Pell has written her first feature movie, The Nest. In negotiations for a director and cast, the comedy, produced by Fey’s Little Stranger Inc. banner, is taken from the pages of Pell’s childhood diary: “I was the short little matron that looked like I was 50 when I was 13. My sister was always the really beautiful tall ’70s fox.” The sisters return to their childhood home as 30-somethings only to find it up for sale. A weekend of bonding and feuding ensues. “Her journal was always like, ‘I went camping with Bill. I think I might be pregnant,’ and mine was always like, ‘I changed the grid in my rock tumbler today. The amethyst is really looking good.’

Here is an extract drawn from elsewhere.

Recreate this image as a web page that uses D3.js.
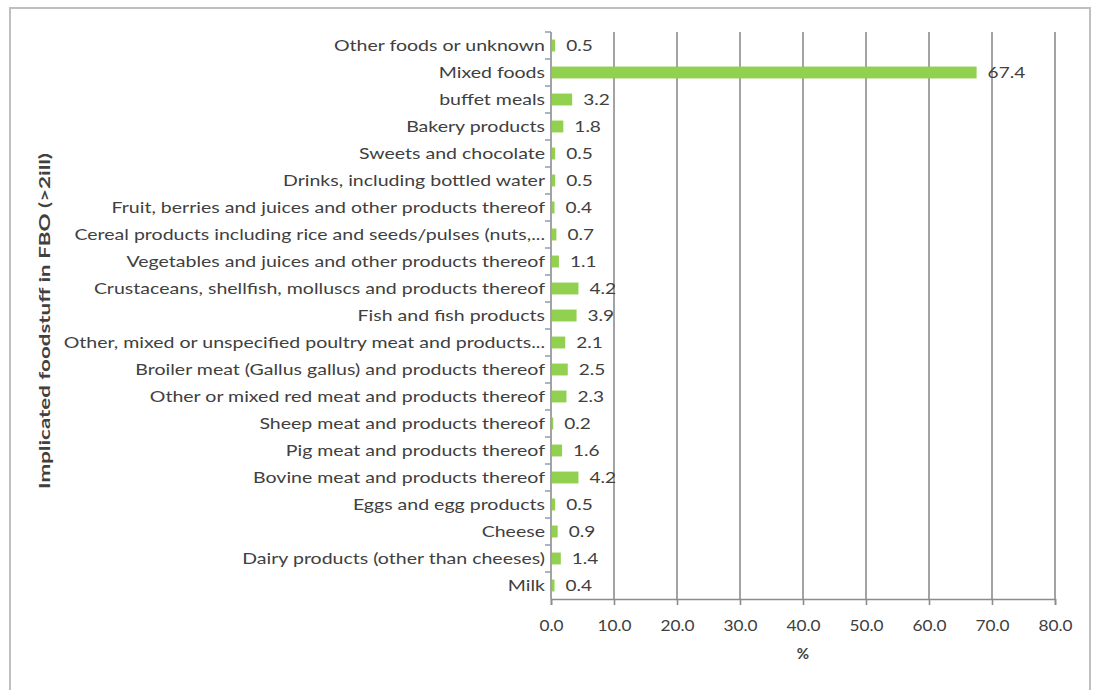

“When I get the call telling me it’s really real, then that’s when you scream and call your parents and then go out and buy a really expensive car,” she laughs. “Yeah, right, I’m never gonna do that—ever.”

Family of Comedy

She’s always been a sea-level-feet-firmly-planted-on-the-ground kind of girl.

“I always wanted to be the good Catholic school girl, but I was really the class clown,” says Pell.

She tells of youthful shenanigans when “I would drag my hand across the chalk shelf and then pat Mr. Gersh, who had a big bushy mustache and long hair like Rob Reiner on All in the Family, on the back while telling him, ‘You’re just a really great teacher.’

“He played along for the moment.”

And so did countless others in the theater and music departments of Florida’s Seminole State College, where Pell studied for two years before heeding the advice of an art professor “who had gone to UT years and years ago.

“He kept saying, ‘You’ve got to go check out UT.’ My girlfriend was going to North Carolina, and I would go up and visit,” she says. “I’d never been up in those mountains, and I just fell in love with it up there. I went crazy for it.”

Her entrée into the world of being funny began with the original king and queen of comedy—her parents.

Now in their 70s, “my dad has an ungodly wit,” says Pell. “And my mom just plays right along.”

“I love the way little kids look when they wake up. Like chickens straight out of eggs.” — @perlapell“One time my mom and I were watching Die Hard on television, and my dad, in his little jean shorts and tank top, was outside cutting the yard. He kept coming in the house and walking by and half listening to me and Mom. While looking at the terrorist at the beginning of the movie, Mom says, ‘You know I don’t like long hair, but that is pretty foxy.’ We’re laughing about it, and about an hour later, no kidding, my dad just walked through the room, without stopping, with a long wig that he had taken from my room. I have never laughed so hard in my life.

“They, along with my sister, are still the funniest people I know. We had so much laughter in our house, despite any dysfunction. We always laughed.”

When she gets tired of laughing—yes, it does happen—Pell and her partner of 15 years relish watching marathons of crime drama shows like Murder She Wrote, CSI, Scandal and Castle.

Though she still hams it up on Twitter (@perlapell) almost daily, banking the title of one of the funniest “sturdy lady, pliable soul” comedians in 140 characters or less.

“Because, after 18 years of sketches, you do get a little stir crazy,” she says. “I mean, it’s great to make people laugh, but when I go home, I love to be in the reality of home,” surrounded by Missy, a little black kitty shaped like a cantaloupe; Toki, an old sweet Siamese; Oliver, a big chunky red-and-white cat; a pit bull named Jezebel; and Verbena, the horse, who lurks on a farm nearby their upstate New York abode.

“I once worked at an animal farm sanctuary,” says Pell, who confesses her hidden talent is calming animals. “They called me the pig whisperer.

“I would climb in the stall with traumatized pigs and sing to them, and they would end up trusting humans again. I wish that could be my full-time job.”